Back in the day, success meant fitting in.
Today it means standing out. Independent thought, creativity and generosity, asserts Seth, give you the competitive edge.
Humanistic largess and connectivity make you remarkable. Indispensable. A linchpin.
Seth believes you must choose to fit in or stand out. You can’t straddle the fence.
Can everyone be remarkable?
But what if you don’t feel remarkable? What if you’re skilled, smart…and ordinary?
Years ago, I learned a lesson in ordinariness from a social worker. I met this woman—let’s call her Linda—while training for a volunteer stint working with mothers who abused their children.
As part of our training, Linda told me and the other volunteers terrible stories of child abuse. We wondered aloud how mothers could be agents of torment to their own children.
“Look,” said Linda, “these woman themselves are beaten and abused. They grew up accepting beating as appropriate discipline. They’re poor. They’re alone. They’re uneducated. They’re depressed and angry. They never had a childhood—and many gave birth in their teens. It takes an extraordinary person to not strike out in anger.
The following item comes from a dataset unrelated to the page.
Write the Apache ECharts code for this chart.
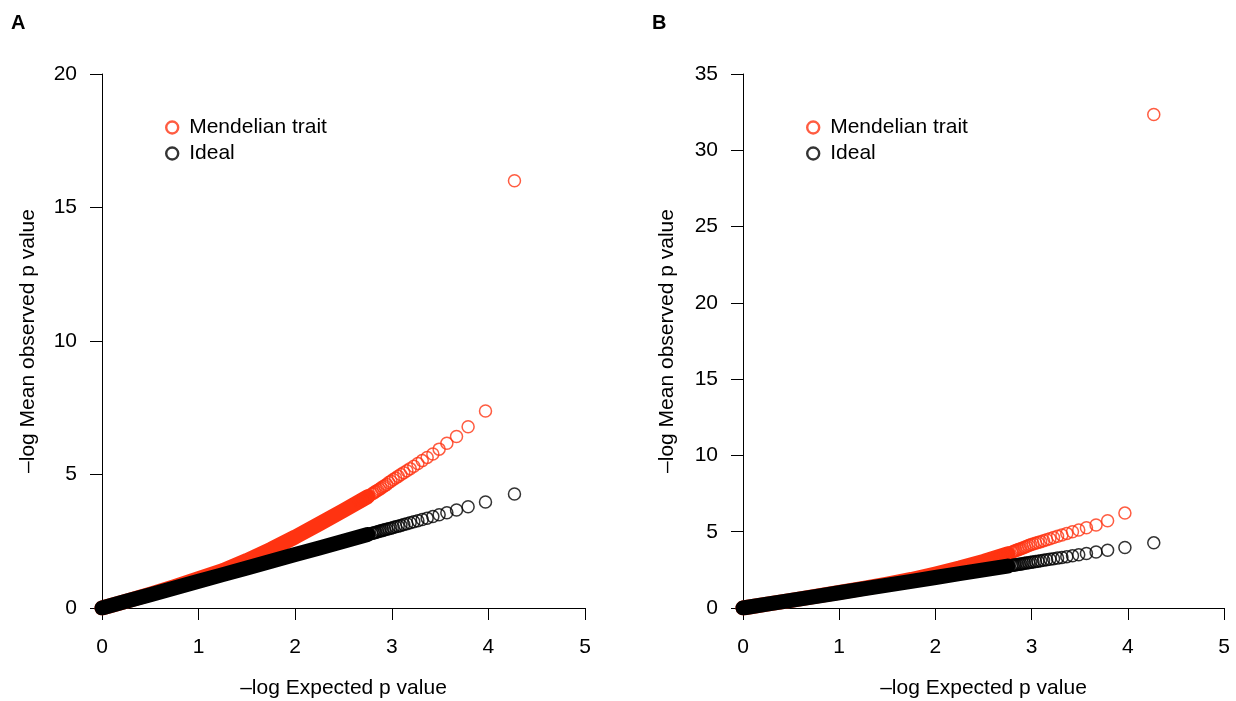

It takes an extraordinary person to overcome personal trauma and do the right thing.”
“And most of us,” Linda looked around the room at the uniformly white, upper middle-class volunteers, “most of us are pretty ordinary.”
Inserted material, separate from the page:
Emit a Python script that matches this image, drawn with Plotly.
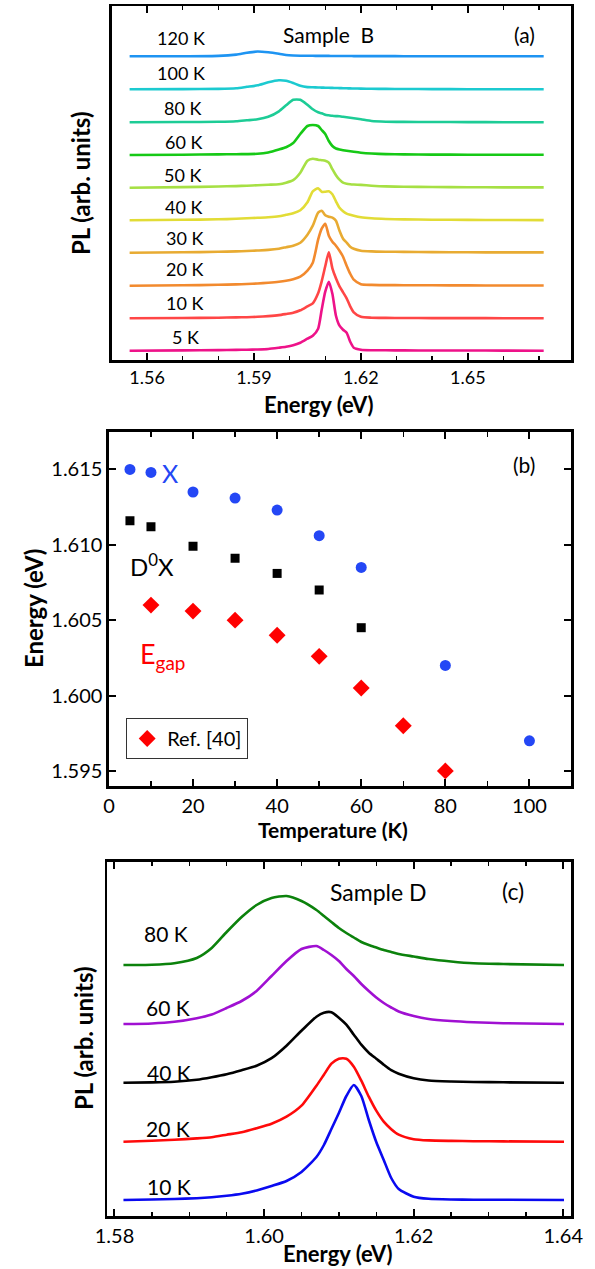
import plotly.graph_objects as go

W, H = 595, 1269
FONT = "Lato"

# ---------------- Panel (a): Sample B spectra ----------------
energy_a = [1.5551, 1.570, 1.580, 1.585, 1.588, 1.591, 1.594, 1.597, 1.599, 1.601,
            1.603, 1.605, 1.6065, 1.608, 1.609, 1.610, 1.611, 1.612, 1.613, 1.614,
            1.615, 1.616, 1.617, 1.618, 1.620, 1.623, 1.627, 1.632, 1.640, 1.650,
            1.660, 1.6713]
temps_a = ["5 K", "10 K", "20 K", "30 K", "40 K", "50 K", "60 K", "80 K", "100 K", "120 K"]
offsets_a = [9.3, 41.7, 74.3, 107.3, 139.7, 172.3, 205.0, 237.7, 270.7, 303.7]
pl_5K = [0, 0.3, 0.6, 0.8, 1, 1.2, 1.7, 3, 4, 5.5, 8, 12, 15, 22, 41, 59, 69, 57, 35, 25,
         21, 18, 9, 3, 1, 0.5, 0.4, 0.3, 0.2, 0.2, 0.1, 0]
pl_10K = [0, 0.3, 0.6, 0.9, 1.1, 1.5, 2.2, 3.2, 4.3, 5.5, 8, 12, 15, 25, 37, 52, 66, 50, 40, 32,
          26, 20, 12, 6, 1.5, 0.6, 0.4, 0.3, 0.2, 0.2, 0.1, 0]
pl_20K = [0, 0.4, 0.9, 1.3, 1.7, 2.2, 3, 4, 5, 6.5, 9, 15, 23, 46, 57, 62, 50, 44, 40, 35,
          29, 20, 12, 6, 1.5, 0.8, 0.6, 0.5, 0.4, 0.3, 0.2, 0.2]
pl_30K = [0, 0.4, 0.9, 1.3, 1.7, 2.2, 2.8, 4, 5.5, 7, 10, 18, 27, 40, 42, 37.5, 36, 35, 32, 22,
          14, 10, 6, 4, 2, 1.3, 1, 0.8, 0.6, 0.4, 0.3, 0.3]
pl_40K = [0, 0.5, 1, 1.5, 2, 2.5, 3, 4, 5.5, 7, 10, 18, 29, 32, 28.5, 28.5, 29, 26, 19, 12.5,
          9, 6.7, 5.5, 4.5, 3, 2, 1.3, 0.9, 0.6, 0.4, 0.3, 0.2]
pl_50K = [0, 0.6, 1.2, 1.6, 2, 2.5, 3, 3.5, 5, 7.5, 15, 27, 29, 28, 27.5, 27, 25, 18.5, 12.5, 8,
          5, 4, 3.5, 3.2, 2.8, 2, 1.3, 1, 0.7, 0.5, 0.3, 0.3]
pl_60K = [0, 0.3, 0.6, 0.8, 0.9, 1.2, 2.6, 5.5, 7.8, 12, 21, 29, 30, 29, 25, 21, 14, 9, 6.5, 5.5,
          4.8, 4.2, 3.7, 3.2, 2.3, 1.5, 0.9, 0.6, 0.4, 0.3, 0.2, 0.2]
pl_80K = [0, 0.3, 0.5, 1, 2, 3, 5.5, 11, 17, 22.5, 22.5, 17.5, 13, 10, 9, 7.5, 7, 6.5, 6.2, 6,
          5.5, 5, 4.5, 4, 3, 1.3, 0.6, 0.4, 0.3, 0.2, 0.1, 0.1]
pl_100K = [0, 0.2, 0.4, 1, 2.5, 4, 7, 9, 8.5, 6.3, 3.5, 2.2, 2, 1.8, 1.7, 1.6, 1.5, 1.4, 1.3, 1.2,
           1.1, 1, 0.9, 0.8, 0.7, 0.5, 0.4, 0.3, 0.2, 0.1, 0.1, 0]
pl_120K = [0, 0.1, 0.4, 1.7, 3.5, 4.8, 4, 2.5, 1.3, 0.8, 0.6, 0.5, 0.5, 0.4, 0.4, 0.4, 0.4, 0.3, 0.3, 0.3,
           0.3, 0.3, 0.3, 0.2, 0.2, 0.2, 0.2, 0.1, 0.1, 0.1, 0, 0]
spectra_a = [pl_5K, pl_10K, pl_20K, pl_30K, pl_40K, pl_50K, pl_60K, pl_80K, pl_100K, pl_120K]
colors_a = ["#ee1289", "#ff4646", "#f28a2e", "#e8ab32", "#e2dc36", "#a6e044",
            "#16c916", "#1dcc96", "#1ccad0", "#1e94f2"]

# ---------------- Panel (b): peak energies vs temperature ----------------
T_X = [5, 10, 20, 30, 40, 50, 60, 80, 100]
E_X = [1.6150, 1.6148, 1.6135, 1.6131, 1.6123, 1.6106, 1.6085, 1.6020, 1.5970]
T_D0X = [5, 10, 20, 30, 40, 50, 60]
E_D0X = [1.6116, 1.6112, 1.6099, 1.6091, 1.6081, 1.6070, 1.6045]
T_gap = [10, 20, 30, 40, 50, 60, 70, 80]
E_gap = [1.6060, 1.6056, 1.6050, 1.6040, 1.6026, 1.6005, 1.5980, 1.5950]

# ---------------- Panel (c): Sample D spectra ----------------
energy_c = [1.5812, 1.585, 1.588, 1.591, 1.593, 1.595, 1.597, 1.599, 1.601, 1.603,
            1.605, 1.607, 1.608, 1.609, 1.610, 1.611, 1.612, 1.613, 1.614, 1.615,
            1.616, 1.617, 1.618, 1.620, 1.622, 1.625, 1.628, 1.632, 1.6401]
temps_c = ["10 K", "20 K", "40 K", "60 K", "80 K"]
offsets_c = [16.0, 74.3, 133.3, 192.0, 251.0]
plc_10K = [0, 0.5, 1, 1.8, 2.8, 4.3, 6.3, 9.5, 14, 19, 28, 43, 55, 71, 87, 104, 115, 104, 80, 58,
           40, 22, 11, 3.3, 1.2, 0.5, 0.3, 0.2, 0]
plc_20K = [0, 1, 2, 3.3, 4.5, 7, 9.5, 13.5, 18, 25, 36, 56, 67, 78, 83, 83, 75, 61, 45, 31,
           20, 12.5, 7, 2.5, 1.3, 0.8, 0.5, 0.3, 0]
plc_40K = [0, 0.3, 1, 3, 5.5, 8.5, 12.5, 17, 24.5, 37, 52, 66, 70, 70.5, 65, 58, 48, 38, 30, 24,
           18, 12.5, 9, 4.5, 2.2, 1.2, 0.7, 0.4, 0]
plc_60K = [0, 0.5, 2.2, 5.8, 9.5, 16, 23, 33, 48, 63, 75, 78, 74, 69, 63, 55, 48, 40, 33, 26.5,
           21, 16.5, 12.5, 8, 5, 3, 1.8, 0.8, 0]
plc_80K = [0, 0.3, 1.8, 7, 17, 33, 48, 60, 67, 69, 64, 55, 49, 43, 37, 32, 27.5, 23, 20, 17.5,
           15, 13, 11, 8.5, 6, 3.5, 1.7, 1, 0]
spectra_c = [plc_10K, plc_20K, plc_40K, plc_60K, plc_80K]
colors_c = ["#0a0af0", "#ff0a0a", "#000000", "#a010d2", "#0c820c"]


def px(x):
    return x / W


def py(y):
    return 1 - y / H


fig = go.Figure()

for name, off, vals, col in zip(temps_a, offsets_a, spectra_a, colors_a):
    fig.add_trace(go.Scatter(x=energy_a, y=[off + v for v in vals], mode="lines",
                             line=dict(color=col, width=2.6, shape="spline", smoothing=0.6),
                             xaxis="x", yaxis="y", showlegend=False, name=name))

fig.add_trace(go.Scatter(x=T_X, y=E_X, mode="markers", xaxis="x2", yaxis="y2",
                         marker=dict(symbol="circle", size=11, color="#2447f5"),
                         showlegend=False, name="X"))
fig.add_trace(go.Scatter(x=T_D0X, y=E_D0X, mode="markers", xaxis="x2", yaxis="y2",
                         marker=dict(symbol="square", size=9, color="#000000"),
                         showlegend=False, name="D0X"))
fig.add_trace(go.Scatter(x=T_gap, y=E_gap, mode="markers", xaxis="x2", yaxis="y2",
                         marker=dict(symbol="diamond", size=13, color="#ff0000"),
                         showlegend=True, name="Ref. [40]"))

for name, off, vals, col in zip(temps_c, offsets_c, spectra_c, colors_c):
    fig.add_trace(go.Scatter(x=energy_c, y=[off + v for v in vals], mode="lines",
                             line=dict(color=col, width=2.6, shape="spline", smoothing=0.6),
                             xaxis="x3", yaxis="y3", showlegend=False, name=name))

frame = dict(showline=True, linecolor="black", linewidth=2.5, showgrid=False,
             zeroline=False, ticks="inside", tickcolor="black", tickwidth=2,
             ticklen=7, mirror="ticks", color="black", ticklabeloverflow="allow")

fig.update_layout(
    width=W, height=H, autosize=False,
    margin=dict(l=0, r=0, t=0, b=0),
    paper_bgcolor="white", plot_bgcolor="white",
    font=dict(family=FONT, color="black"),
    xaxis=dict(**frame, domain=[px(104), px(583)], anchor="y", range=[1.5501, 1.6791],
               tick0=1.56, dtick=0.03, tickformat=".2f", tickfont=dict(size=18),
               minor=dict(ticks="inside", dtick=0.01, tick0=1.56, ticklen=4,
                          tickcolor="black", tickwidth=1.5)),
    yaxis=dict(showline=True, linecolor="black", linewidth=2.5, mirror=True,
               showgrid=False, zeroline=False, ticks="", showticklabels=False,
               domain=[py(360), py(6)], anchor="x", range=[0, 354]),
    xaxis2=dict(**frame, domain=[px(101), px(583)], anchor="y2", range=[0, 110],
                tick0=0, dtick=20, tickfont=dict(size=20),
                minor=dict(ticks="inside", dtick=10, tick0=0, ticklen=5,
                           tickcolor="black", tickwidth=1.5)),
    yaxis2=dict(**frame, domain=[py(786), py(431.7)], anchor="x2", range=[1.594, 1.6175],
                tick0=1.595, dtick=0.005, tickformat=".3f", tickfont=dict(size=20)),
    xaxis3=dict(**frame, domain=[px(99), px(583)], anchor="y3", range=[1.579, 1.6411],
                tick0=1.58, dtick=0.02, tickformat=".2f", tickfont=dict(size=20),
                minor=dict(ticks="inside", dtick=0.005, tick0=1.58, ticklen=4,
                           tickcolor="black", tickwidth=1.5)),
    yaxis3=dict(showline=True, linecolor="black", linewidth=2.5, mirror=True,
                showgrid=False, zeroline=False, ticks="", showticklabels=False,
                domain=[py(1216), py(861.7)], anchor="x3", range=[0, 354.3]),
    legend=dict(x=px(119), y=py(718), xanchor="left", yanchor="top",
                bordercolor="#333333", borderwidth=1, bgcolor="white",
                font=dict(size=20, family=FONT), itemwidth=30,
                tracegroupgap=0),
)

ann = []


def add(text, x, y, size, color="black", bold=False, angle=0):
    t = "<b>" + text + "</b>" if bold else text
    ann.append(dict(text=t, x=px(x), y=py(y), xref="paper", yref="paper",
                    showarrow=False, xanchor="center", yanchor="middle",
                    textangle=angle, font=dict(size=size, color=color, family=FONT)))


# panel (a) texts
label_pos_a = [(181, 337), (180, 303), (180, 269), (180, 238), (179, 207),
               (178, 175), (179, 142), (178, 108), (176, 73), (176, 38)]
for name, (x, y) in zip(temps_a, label_pos_a):
    add(name, x, y, 18)
add("Sample\u00a0 B", 330, 34, 21)
add("(a)", 534, 34, 21)
add("PL (arb. units)", 72, 183, 24, bold=True, angle=-90)
add("Energy (eV)", 320, 404, 22, bold=True)

# panel (b) texts
add("X", 165, 473, 25, color="#2447f5")
add("D<sup>0</sup>X", 146, 565, 24)
add("E<sub>gap</sub>", 157, 655, 27, color="#ff0000")
add("(b)", 534, 465, 21)
add("Energy (eV)", 22, 608, 24, bold=True, angle=-90)
add("Temperature (K)", 334, 830, 21, bold=True)

# panel (c) texts
label_pos_c = [(164, 1186), (163, 1128), (163.5, 1072), (163, 1007), (160.5, 934)]
for name, (x, y) in zip(temps_c, label_pos_c):
    add(name, x, y, 21)
add("Sample D", 382, 892, 23)
add("(c)", 522, 891, 23)
add("PL (arb. units)", 74, 1038, 24, bold=True, angle=-90)
add("Energy (eV)", 340, 1253, 22, bold=True)

fig.update_layout(annotations=ann)
fig.write_html("out.html",
               config={"displayModeBar": False, "staticPlot": True},
               post_script="document.body.style.margin='0px';"
                           "document.body.style.overflow='hidden';")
Who needs to read Linchpin?
Linchpin is essential reading for:
- Freelancers and consultants whose work is increasingly commoditized and low-paying
- Educated unemployed and underemployed information workers
- White-collar workers who hate their compliant, repetitive jobs
- White-collar workers who love their compliant, repetitive jobs
- Ivy League and elite liberal arts college graduates, MBAs, Phi Beta Capas, valedictorians and other products of fine, traditional educational institutions
Lest you despair your ordinariness: “Linchpins are made, not born,” assures Seth. Today “… the proletariat owns the means of production,” he declares. Digital technology makes it easier than ever for individuals to create, execute—or “ship” as Seth calls it—and stand out.
The factory is your mind. And Seth is cheering for you. He believes, “You are a genius.”
Paul Hassing says
By gum, Lorraine; you can’t half write! I almost never read reviews, but when I saw you’d done one, I had to see.
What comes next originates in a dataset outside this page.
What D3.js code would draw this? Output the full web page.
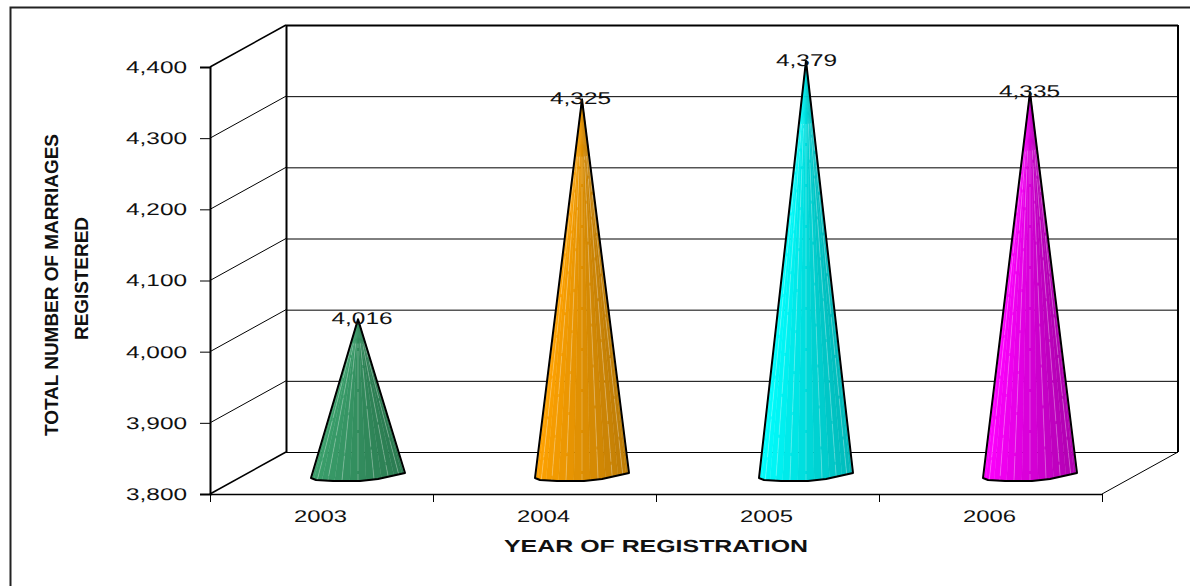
<!DOCTYPE html>
<html>
<head>
<meta charset="utf-8">
<script src="https://cdn.jsdelivr.net/npm/d3@7"></script>
<style>
  html, body { margin: 0; padding: 0; background: #fff; }
  svg { display: block; }
  text { font-family: "Liberation Sans", Arial, sans-serif; fill: #111; text-rendering: geometricPrecision; }
</style>
</head>
<body>
<div id="graph"></div>
<script>
const years = ["2003", "2004", "2005", "2006"];
const marriages = [4016, 4325, 4379, 4335];
const yTicks = [3800, 3900, 4000, 4100, 4200, 4300, 4400];
const yTitleLines = ["TOTAL NUMBER OF MARRIAGES", "REGISTERED"];
const xTitle = "YEAR OF REGISTRATION";

// light side / dark side of each cone
const lightColors = ["#3ba06c", "#ffa200", "#00ffff", "#ff00ff"];
const darkColors = ["#2a7a50", "#bd7c06", "#00b8b8", "#ae00ae"];

const width = 1190;
const height = 586;
const depthX = 76;
const depthY = 42;
const plotLeft = 210;
const plotRight = 1102;
const plotBottom = 494;
const plotTop = 67;
const coneRadius = 47;

// bottom rim of a cone, offset from the centre of its base
const rimX = [-47, -42, -25, 2, 20, 47];
const rimY = [5, 7, 8, 8, 6, 0];
const rim = d3.scaleLinear().domain(rimX).range(rimY);

// the value labels don't sit quite centred on the tips
const labelShift = [4, -1.5, 0.5, -0.5];

const yScale = d3.scaleLinear().domain([3800, 4400]).range([plotBottom, plotTop]);
const xBand = d3.scaleBand().domain(years).range([plotLeft, plotRight]);
const xEdges = d3.scaleLinear().domain([0, years.length]).range([plotLeft, plotRight]);
const coneX = d3.scalePoint().domain(years).range([358, 1030]);

const svg = d3.select("#graph").append("svg")
    .attr("width", width)
    .attr("height", height);

// outer frame, runs off the page on the right and at the bottom
svg.append("path")
    .attr("d", "M1190,7.5H10.5V586")
    .attr("fill", "none")
    .attr("stroke", "#222")
    .attr("stroke-width", 2);

// back wall + side wall gridlines
const grid = svg.append("g").attr("stroke", "#000").attr("fill", "none");

grid.selectAll("line.back")
    .data(yTicks)
    .enter().append("line")
    .attr("class", "back")
    .attr("x1", plotLeft + depthX)
    .attr("x2", plotRight + depthX)
    .attr("y1", (d) => yScale(d) - depthY + 0.5)
    .attr("y2", (d) => yScale(d) - depthY + 0.5)
    .attr("stroke-width", (d) => (d === 4400 ? 2 : 1));

grid.selectAll("line.side")
    .data(yTicks)
    .enter().append("line")
    .attr("class", "side")
    .attr("x1", plotLeft)
    .attr("x2", plotLeft + depthX)
    .attr("y1", (d) => yScale(d))
    .attr("y2", (d) => yScale(d) - depthY)
    .attr("stroke-width", (d) => (d === 4400 || d === 3800 ? 1.6 : 1));

grid.append("line")
    .attr("x1", plotLeft + depthX + 0.5).attr("x2", plotLeft + depthX + 0.5)
    .attr("y1", yScale(4400) - depthY).attr("y2", yScale(3800) - depthY)
    .attr("stroke-width", 2);
grid.append("line")
    .attr("x1", plotRight + depthX).attr("x2", plotRight + depthX)
    .attr("y1", yScale(4400) - depthY).attr("y2", yScale(3800) - depthY)
    .attr("stroke-width", 2);
grid.append("line")
    .attr("x1", plotRight).attr("x2", plotRight + depthX)
    .attr("y1", yScale(3800)).attr("y2", yScale(3800) - depthY)
    .attr("stroke-width", 1);

// cones
const coneLine = d3.line();
const cones = svg.selectAll("g.cone")
    .data(years)
    .enter().append("g")
    .attr("class", "cone");

cones.each(function (year, i) {
    const g = d3.select(this);
    const cx = coneX(year);
    const apexY = yScale(marriages[i]) - depthY / 2;
    const baseY = yScale(3800) - depthY / 2;
    const color = d3.interpolateRgb(lightColors[i], darkColors[i]);

    // split round the cone so the strips narrow towards the edges
    const steps = d3.range(0, 19).map((k) => -Math.cos(k / 18 * Math.PI) * coneRadius);
    const rimPoint = (dx) => [cx + dx, baseY + rim(dx)];

    d3.pairs(steps).forEach(([a, b]) => {
        const shade = color(((a + b) / 2 + coneRadius) / (2 * coneRadius));
        g.append("path")
            .attr("d", coneLine([[cx, apexY], rimPoint(a), rimPoint(b)]) + "Z")
            .attr("fill", shade)
            .attr("stroke", shade)
            .attr("stroke-width", 0.4);
    });

    // faint streaks from the rim up towards the tip
    steps.slice(1, -1).forEach((dx, k) => {
        if (k % 2 === 1) return;
        const p = rimPoint(dx);
        g.append("line")
            .attr("x1", p[0]).attr("y1", p[1])
            .attr("x2", cx + dx * 0.15).attr("y2", apexY + (p[1] - apexY) * 0.15)
            .attr("stroke", "#fff")
            .attr("stroke-opacity", 0.3)
            .attr("stroke-width", 0.9)
            .attr("stroke-dasharray", "38 3")
            .attr("stroke-dashoffset", k * 9);
    });

    const outline = [[cx, apexY]].concat(rimX.map(rimPoint));
    g.append("path")
        .attr("d", coneLine(outline) + "Z")
        .attr("fill", "none")
        .attr("stroke", "#000")
        .attr("stroke-width", 2)
        .attr("stroke-linejoin", "round");
});

// axes
const yAxis = d3.axisLeft(yScale)
    .tickValues(yTicks)
    .tickSize(10)
    .tickPadding(13)
    .tickFormat(d3.format(","));

const yAxisG = svg.append("g")
    .attr("transform", "translate(" + plotLeft + ",0)")
    .call(yAxis);
yAxisG.select(".domain").attr("stroke-width", 2).attr("stroke", "#000");
yAxisG.selectAll("text")
    .attr("font-size", 17)
    .attr("font-family", null)
    .attr("textLength", 61)
    .attr("lengthAdjust", "spacingAndGlyphs");

const xAxisEdges = d3.axisBottom(xEdges)
    .tickValues(d3.range(0, years.length + 1))
    .tickSize(8)
    .tickSizeOuter(0)
    .tickFormat("");
svg.append("g")
    .attr("transform", "translate(0," + plotBottom + ")")
    .call(xAxisEdges)
    .select(".domain").attr("stroke-width", 1.6);

const xAxisLabels = d3.axisBottom(xBand).tickSize(0).tickPadding(15.5);
const xAxisG = svg.append("g")
    .attr("transform", "translate(-1," + plotBottom + ")")
    .call(xAxisLabels);
xAxisG.select(".domain").remove();
xAxisG.selectAll("text")
    .attr("font-size", 17)
    .attr("font-family", null)
    .attr("textLength", 53)
    .attr("lengthAdjust", "spacingAndGlyphs");

// value labels
svg.selectAll("text.value")
    .data(marriages)
    .enter().append("text")
    .attr("class", "value")
    .attr("x", (d, i) => coneX(years[i]) + labelShift[i])
    .attr("y", (d) => yScale(d) - depthY / 2 + 5)
    .attr("text-anchor", "middle")
    .attr("font-size", 17)
    .attr("textLength", 61)
    .attr("lengthAdjust", "spacingAndGlyphs")
    .text((d) => d3.format(",")(d));

// titles
svg.append("text")
    .attr("x", 656)
    .attr("y", 552)
    .attr("text-anchor", "middle")
    .attr("font-size", 17.5)
    .attr("font-weight", "bold")
    .attr("textLength", 304)
    .attr("lengthAdjust", "spacingAndGlyphs")
    .text(xTitle);

// the wall title is squeezed in the original, its letters run together
const yTitleX = [58, 88];
const yTitleY = [285, 278.5];
const yTitleLen = [302, 123];
svg.selectAll("text.ytitle")
    .data(yTitleLines)
    .enter().append("text")
    .attr("class", "ytitle")
    .attr("transform", (d, i) => "translate(" + yTitleX[i] + "," + yTitleY[i] + ") rotate(-90)")
    .attr("text-anchor", "middle")
    .attr("font-size", 19)
    .attr("font-weight", "bold")
    .attr("textLength", (d, i) => yTitleLen[i])
    .attr("lengthAdjust", "spacing")
    .text((d) => d);
</script>
</body>
</html>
Your writing resonates with such authority. And the annotated(!) Post-it notes sticking out of your copy show you really mean business. 🙂
Thanks for the great run through. Seth would be proud. Time spent with your work is never wasted.
Best regards, P. 🙂
Lorraine Thompson says
Thanks, Paul:
If you haven’t already, I hope you read this book. It has important things to say to creative people like you.
As for my “authority”–it’s inspired by Seth. It’s strange how scary it feels to voice a strong opinion–a residual of our education in compliance, perhaps?–but I DO feel very strongly about this book.
Paul Hassing says
Well, your strong approach sure works for me; sock it to us! 🙂
Lindsey Donner says
Lorraine,
I have followed you for a long time on Twitter. Somewhat passively, as I’ve been living in Mexico, doing things the hard way, you might say. Now that I’m back in the States – and back in business – I’m playing catch up.
This was such an impressive review of a book I have already heard so much about through my usual channels (particularly Brazen Careerist and the Twitterverse) that it stopped my in my tracks. Seth ought to send you a personal thank you. You ought to pat yourself on the back.
Not only did you convince me to read the book, but you completely changed my outlook on this otherwise disappointing work day by translating in such thoroughly convincing words that are all your own.
Many thanks!
Lorraine Thompson says
@Lindsey
Thanks for your kind words. I’m glad you plan to read Linchpin. I think, like me, you will find yourself nodding, underlining (in pencil, of course!) and sticking Post-Its all over this book.
As a poet, you’ll appreciate that I recommended Linchpin to my college age son, a young poet who eschews marketing and business. I knew he would appreciate Seth’s “factory” analogy. (Though, lucky for him, a Waldorf education spared him factory training at school.)
Looking forward to exploring your blog.